Psychology and the law
Hollywood has made a fortune from our cultural obsession with crime. From Minority Report – the futuristic thriller starring Tom Cruise where police predict and stop murder before it happens – to the creepy psychological profiling of Netflix’s Mindhunter, our appetite for the genre seems to have no end.
Away from the big and little screens, understanding why some people commit crimes has become an exacting science. There are libraries full of research dedicated to what makes a psychopath tick. Offender profiling has become a recognised professional specialisation as has criminology, forensic psychology and behaviour intelligence.

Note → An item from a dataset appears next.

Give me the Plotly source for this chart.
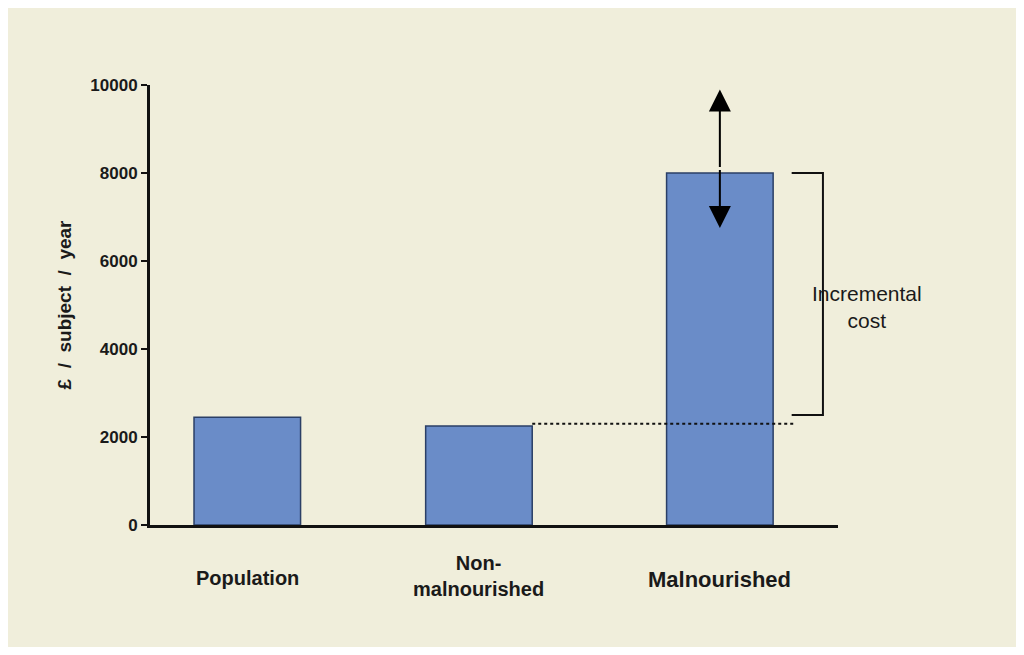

Southern Cross University is keeping pace with the demand for specialist training that combines law and psychology, and has expanded its portfolio of law degrees with a double degree in psychological science and law, offered for the first time in 2018.
There are numerous elective law units available that enable students to better understand the criminal mind. Psychiatry, Psychology and the Law is one of these, and was delivered this year by Professor Renata Salecl at the Southern Cross University Summer Law School.

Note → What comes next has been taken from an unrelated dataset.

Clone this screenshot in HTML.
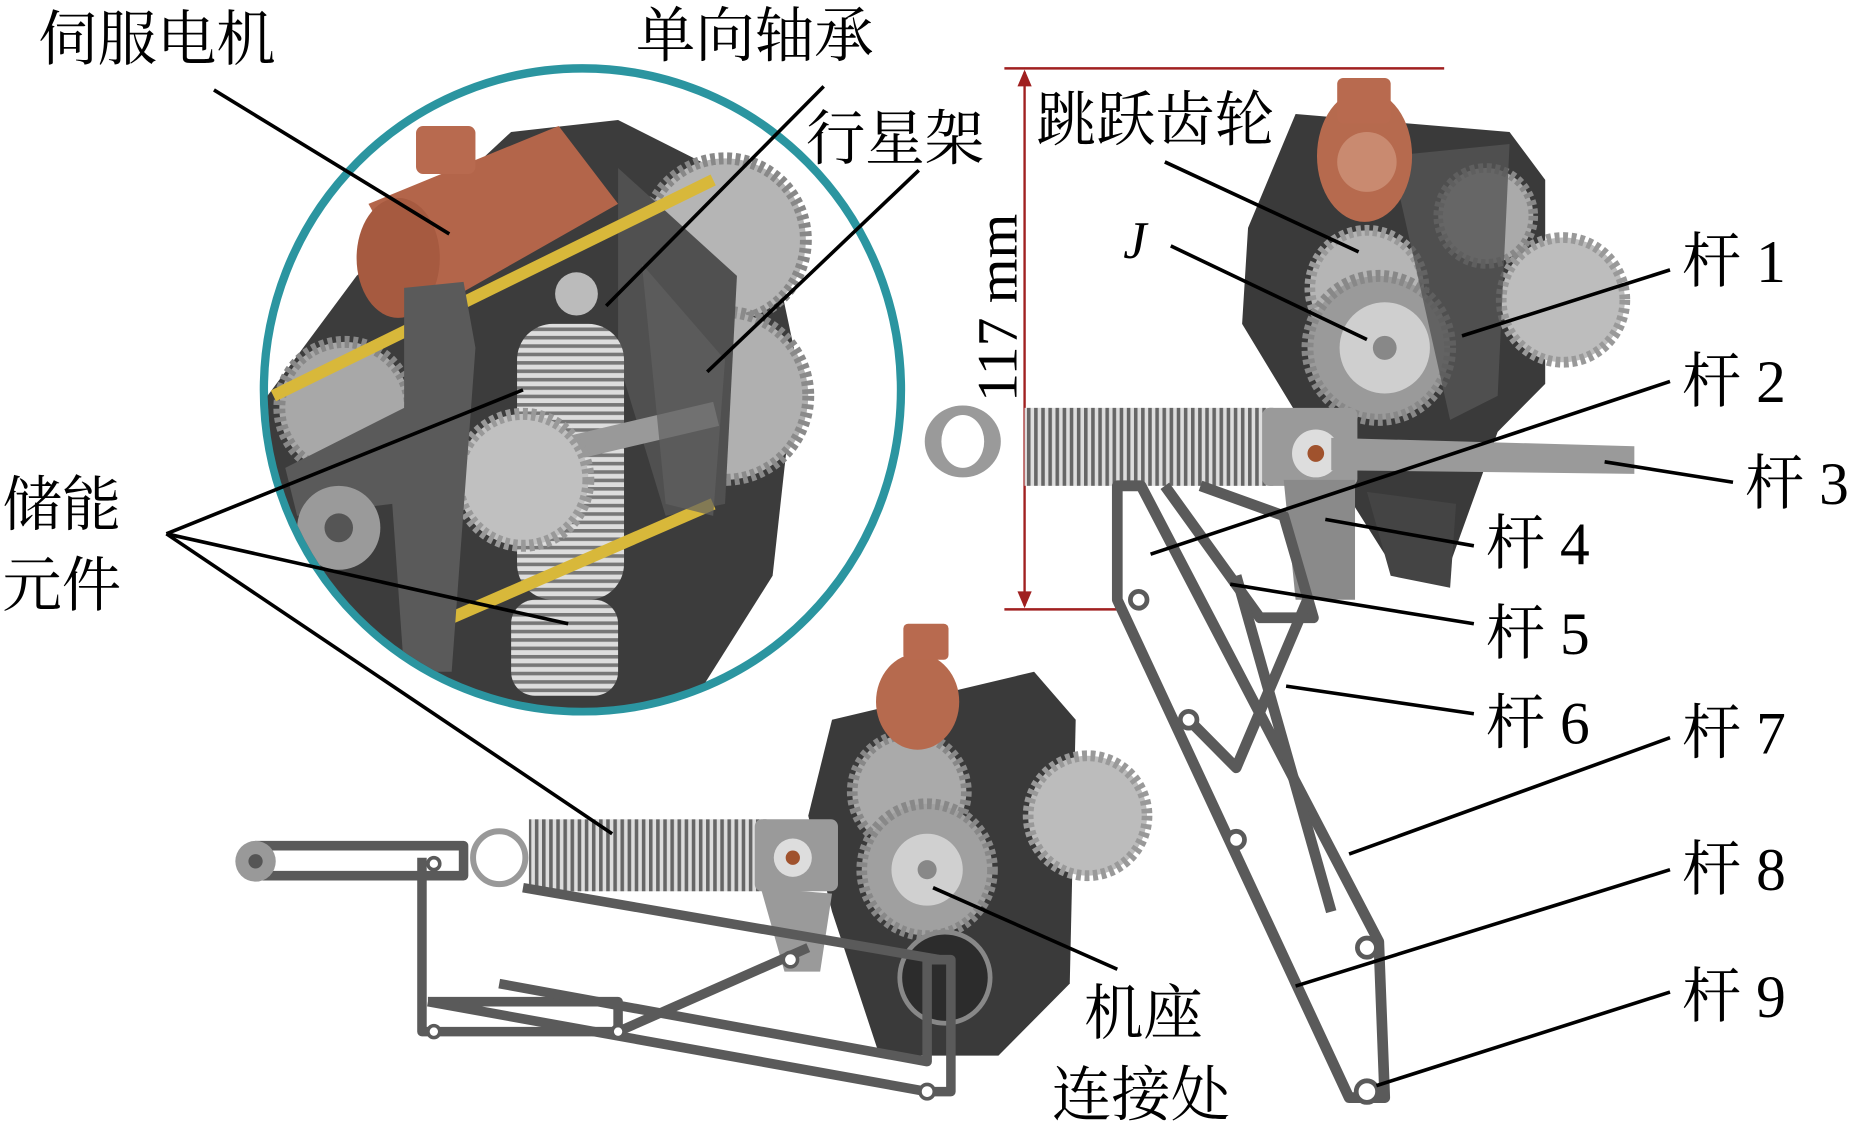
<!DOCTYPE html>
<html><head><meta charset="utf-8"><style>
html,body{margin:0;padding:0;background:#fff;width:1859px;height:1124px;overflow:hidden}
svg{display:block}
text{font-family:"Liberation Serif","Noto Serif CJK SC","Noto Sans CJK SC",serif;fill:#000}
</style></head><body>
<svg width="1859" height="1124" viewBox="0 0 1564 937" preserveAspectRatio="none" xmlns="http://www.w3.org/2000/svg">
<defs>
<pattern id="coil" width="6" height="10" patternUnits="userSpaceOnUse"><rect width="6" height="10" fill="#ddd"/><rect width="3" height="10" fill="#666"/></pattern>
<pattern id="coilv" width="10" height="7" patternUnits="userSpaceOnUse"><rect width="10" height="7" fill="#ddd"/><rect width="10" height="3" fill="#777"/></pattern>
</defs>
<rect width="1564" height="937" fill="#fff"/>

<!-- ===== Zoom circle ===== -->
<ellipse cx="490" cy="325" rx="268" ry="268" fill="#fff" stroke="#2b95a0" stroke-width="7"/>
<clipPath id="cc"><ellipse cx="490" cy="325" rx="265" ry="265"/></clipPath>
<g clip-path="url(#cc)">
  <path d="M430 110 L520 100 L640 160 L670 300 L650 480 L580 590 L380 600 L240 560 L225 330 L300 230 Z" fill="#3c3c3c"/>
  <!-- right gears -->
  <circle cx="610" cy="200" r="68" fill="#b5b5b5" stroke="#888" stroke-width="10" stroke-dasharray="4 3"/>
  <circle cx="610" cy="330" r="70" fill="#b0b0b0" stroke="#8a8a8a" stroke-width="10" stroke-dasharray="4 3"/>
  <path d="M520 140 L620 230 L610 420 L560 430 L520 300 Z" fill="#505050"/>
  <!-- left gear -->
  <circle cx="290" cy="340" r="55" fill="#a8a8a8" stroke="#888" stroke-width="10" stroke-dasharray="4 3"/>
  <!-- spring -->
  <rect x="435" y="270" width="90" height="230" fill="url(#coilv)" rx="30"/>
  <rect x="430" y="500" width="90" height="80" fill="url(#coilv)" rx="20"/>
  <!-- shaft -->
  <path d="M450 370 L600 335 L605 355 L455 390 Z" fill="#999"/>
  <!-- middle gear -->
  <circle cx="440" cy="400" r="55" fill="#c0c0c0" stroke="#999" stroke-width="10" stroke-dasharray="4 3"/>
  <!-- yellow rods -->
  <path d="M230 330 L600 150" stroke="#d8b83a" stroke-width="10"/>
  <path d="M380 515 L600 420" stroke="#d8b83a" stroke-width="10"/>
  <!-- motor -->
  <path d="M310 170 L470 105 L520 170 L360 260 Z" fill="#b3654a"/>
  <ellipse cx="335" cy="215" rx="35" ry="50" fill="#a65a40"/>
  <rect x="350" y="105" width="50" height="40" rx="6" fill="#b86a4f"/>
  <!-- frame plate -->
  <path d="M340 240 L390 235 L400 290 L380 560 L340 560 L330 420 L250 430 L240 390 L340 340 Z" fill="#5a5a5a"/>
  <circle cx="285" cy="440" r="35" fill="#9a9a9a"/><circle cx="285" cy="440" r="12" fill="#555"/>
  <circle cx="485" cy="245" r="18" fill="#bbb"/>
  <path d="M540 220 L610 300 L600 430 L560 420 Z" fill="#606060" opacity=".7"/>
</g>

<!-- ===== dimension ===== -->
<line x1="845" y1="57" x2="1215" y2="57" stroke="#a02020" stroke-width="2"/>
<line x1="845" y1="508" x2="940" y2="508" stroke="#a02020" stroke-width="2"/>
<line x1="862" y1="60" x2="862" y2="505" stroke="#a02020" stroke-width="2"/>
<path d="M856 72 L862 58 L868 72 Z" fill="#a02020"/>
<path d="M856 493 L862 507 L868 493 Z" fill="#a02020"/>
<text transform="translate(855,335) rotate(-90)" font-size="48">117 mm</text>

<!-- ===== right mechanism ===== -->
<path d="M1090 95 L1270 110 L1300 150 L1300 320 L1260 360 L1220 470 L1170 470 L1100 360 L1045 270 L1050 190 Z" fill="#3a3a3a"/>
<circle cx="1315" cy="250" r="52" fill="#bdbdbd" stroke="#999" stroke-width="9" stroke-dasharray="4 3"/>
<circle cx="1250" cy="180" r="40" fill="#aaa" stroke="#888" stroke-width="8" stroke-dasharray="4 3"/>
<circle cx="1150" cy="240" r="48" fill="#b5b5b5" stroke="#999" stroke-width="9" stroke-dasharray="4 3"/>
<circle cx="1160" cy="290" r="60" fill="#9a9a9a" stroke="#888" stroke-width="10" stroke-dasharray="4 3"/>
<path d="M1170 130 L1270 120 L1260 330 L1220 350 Z" fill="#555" opacity=".8"/>
<circle cx="1165" cy="290" r="38" fill="#cfcfcf"/><circle cx="1165" cy="290" r="10" fill="#888"/>
<ellipse cx="1148" cy="130" rx="40" ry="55" fill="#b66a4e"/>
<circle cx="1150" cy="135" r="25" fill="#c98a70"/>
<rect x="1125" y="65" width="45" height="38" rx="5" fill="#b86a4f"/>
<!-- spring -->
<ellipse cx="810" cy="368" rx="32" ry="30" fill="#9a9a9a"/>
<ellipse cx="810" cy="368" rx="18" ry="22" fill="#fff"/>
<rect x="862" y="340" width="210" height="65" fill="url(#coil)"/>
<rect x="1062" y="340" width="80" height="65" rx="6" fill="#9a9a9a"/>
<circle cx="1107" cy="378" r="20" fill="#ddd"/><circle cx="1107" cy="378" r="7" fill="#a0522d"/>
<path d="M1120 365 L1375 372 L1375 395 L1120 392 Z" fill="#9a9a9a"/>
<path d="M1080 400 L1140 400 L1140 500 L1090 500 Z" fill="#8a8a8a"/>
<path d="M1150 410 L1225 420 L1220 490 L1170 480 Z" fill="#444"/>
<!-- long links -->
<g fill="none" stroke="#5a5a5a" stroke-width="9" stroke-linejoin="round">
  <path d="M940 405 L940 500 L1135 915 L1165 915 L1160 785 L960 405 Z"/>
  <path d="M980 405 L1060 515 L1105 515 L1080 430 L1010 405"/>
  <path d="M1040 480 L1120 760" />
  <path d="M1100 500 L1040 640 L1000 600"/>
</g>
<g fill="#fff" stroke="#5a5a5a" stroke-width="4">
  <circle cx="958" cy="500" r="7"/><circle cx="1000" cy="600" r="7"/><circle cx="1040" cy="700" r="7"/>
  <circle cx="1150" cy="790" r="8"/><circle cx="1150" cy="910" r="9"/>
</g>

<!-- ===== bottom mechanism ===== -->
<path d="M700 600 L870 560 L905 600 L900 820 L840 880 L740 880 L700 760 L680 680 Z" fill="#3a3a3a"/>
<circle cx="915" cy="680" r="50" fill="#bcbcbc" stroke="#999" stroke-width="9" stroke-dasharray="4 3"/>
<circle cx="765" cy="660" r="48" fill="#aaa" stroke="#888" stroke-width="9" stroke-dasharray="4 3"/>
<circle cx="780" cy="725" r="55" fill="#a0a0a0" stroke="#888" stroke-width="9" stroke-dasharray="4 3"/>
<circle cx="780" cy="725" r="30" fill="#d0d0d0"/><circle cx="780" cy="725" r="8" fill="#888"/>
<ellipse cx="772" cy="585" rx="35" ry="40" fill="#b66a4e"/>
<rect x="760" y="520" width="38" height="30" rx="4" fill="#b86a4f"/>
<circle cx="795" cy="815" r="38" fill="#2c2c2c" stroke="#888" stroke-width="4"/>
<rect x="445" y="683" width="200" height="60" fill="url(#coil)"/>
<rect x="635" y="683" width="70" height="60" rx="6" fill="#9a9a9a"/>
<circle cx="667" cy="715" r="16" fill="#ddd"/><circle cx="667" cy="715" r="6" fill="#a0522d"/>
<path d="M640 740 L700 745 L690 810 L660 810 Z" fill="#9a9a9a"/>
<circle cx="420" cy="715" r="22" fill="none" stroke="#999" stroke-width="5"/>
<g fill="none" stroke="#5a5a5a" stroke-width="8" stroke-linejoin="round">
  <path d="M215 705 L390 705 L390 730 L215 730 Z"/>
  <path d="M355 715 L355 860 L520 860 L520 835 L360 835"/>
  <path d="M360 835 L780 910 L800 910 L800 800 L780 800 L780 885 L420 820"/>
  <path d="M440 740 L790 800"/>
  <path d="M520 860 L680 790"/>
</g>
<circle cx="215" cy="718" r="17" fill="#999"/><circle cx="215" cy="718" r="6" fill="#555"/>
<g fill="#fff" stroke="#5a5a5a" stroke-width="3">
  <circle cx="365" cy="720" r="5"/><circle cx="365" cy="860" r="5"/><circle cx="520" cy="860" r="5"/><circle cx="780" cy="910" r="6"/><circle cx="665" cy="800" r="6"/>
</g>

<!-- ===== leader lines ===== -->
<g stroke="#000" stroke-width="3" fill="none">
  <line x1="180" y1="75" x2="378" y2="195"/>
  <line x1="693" y1="72" x2="510" y2="255"/>
  <line x1="773" y1="142" x2="595" y2="310"/>
  <line x1="140" y1="445" x2="440" y2="325"/>
  <line x1="140" y1="445" x2="478" y2="520"/>
  <line x1="140" y1="445" x2="515" y2="695"/>
  <line x1="980" y1="135" x2="1143" y2="210"/>
  <line x1="985" y1="205" x2="1150" y2="283"/>
  <line x1="1405" y1="225" x2="1230" y2="280"/>
  <line x1="1405" y1="318" x2="968" y2="462"/>
  <line x1="1458" y1="402" x2="1350" y2="385"/>
  <line x1="1240" y1="455" x2="1115" y2="433"/>
  <line x1="1240" y1="520" x2="1035" y2="487"/>
  <line x1="1240" y1="595" x2="1082" y2="572"/>
  <line x1="1405" y1="615" x2="1135" y2="712"/>
  <line x1="1405" y1="725" x2="1090" y2="822"/>
  <line x1="1405" y1="827" x2="1158" y2="905"/>
  <line x1="940" y1="808" x2="785" y2="740"/>
</g>

<!-- ===== labels ===== -->
<g font-size="50">
<text x="32" y="50">伺服电机</text>
<text x="535" y="47">单向轴承</text>
<text x="678" y="133">行星架</text>
<text x="2" y="438">储能</text>
<text x="2" y="505">元件</text>
<text x="872" y="117">跳跃齿轮</text>
<text x="945" y="215" font-style="italic" font-size="44">J</text>
<text x="1415" y="235">杆 1</text>
<text x="1415" y="335">杆 2</text>
<text x="1468" y="420">杆 3</text>
<text x="1250" y="470">杆 4</text>
<text x="1250" y="545">杆 5</text>
<text x="1250" y="620">杆 6</text>
<text x="1415" y="628">杆 7</text>
<text x="1415" y="742">杆 8</text>
<text x="1415" y="848">杆 9</text>
<text x="912" y="862">机座</text>
<text x="885" y="930">连接处</text>
</g>
</svg>
</body></html>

Students were introduced to psychological and psychoanalytic theories that enable them to assess why some people internalise social prohibitions and others do not. The unit covers crime and subjective attitudes towards punishment, shame and guilt, the psychopath and the power of the psychiatric expert in the legal domain, not to mention the CSI effect, among many other fascinating topics. Students are encouraged to think critically about how psychoanalysis, psychology and psychiatry can help legal practitioners and how new studies in the domain of neuroscience contribute to legal reasoning.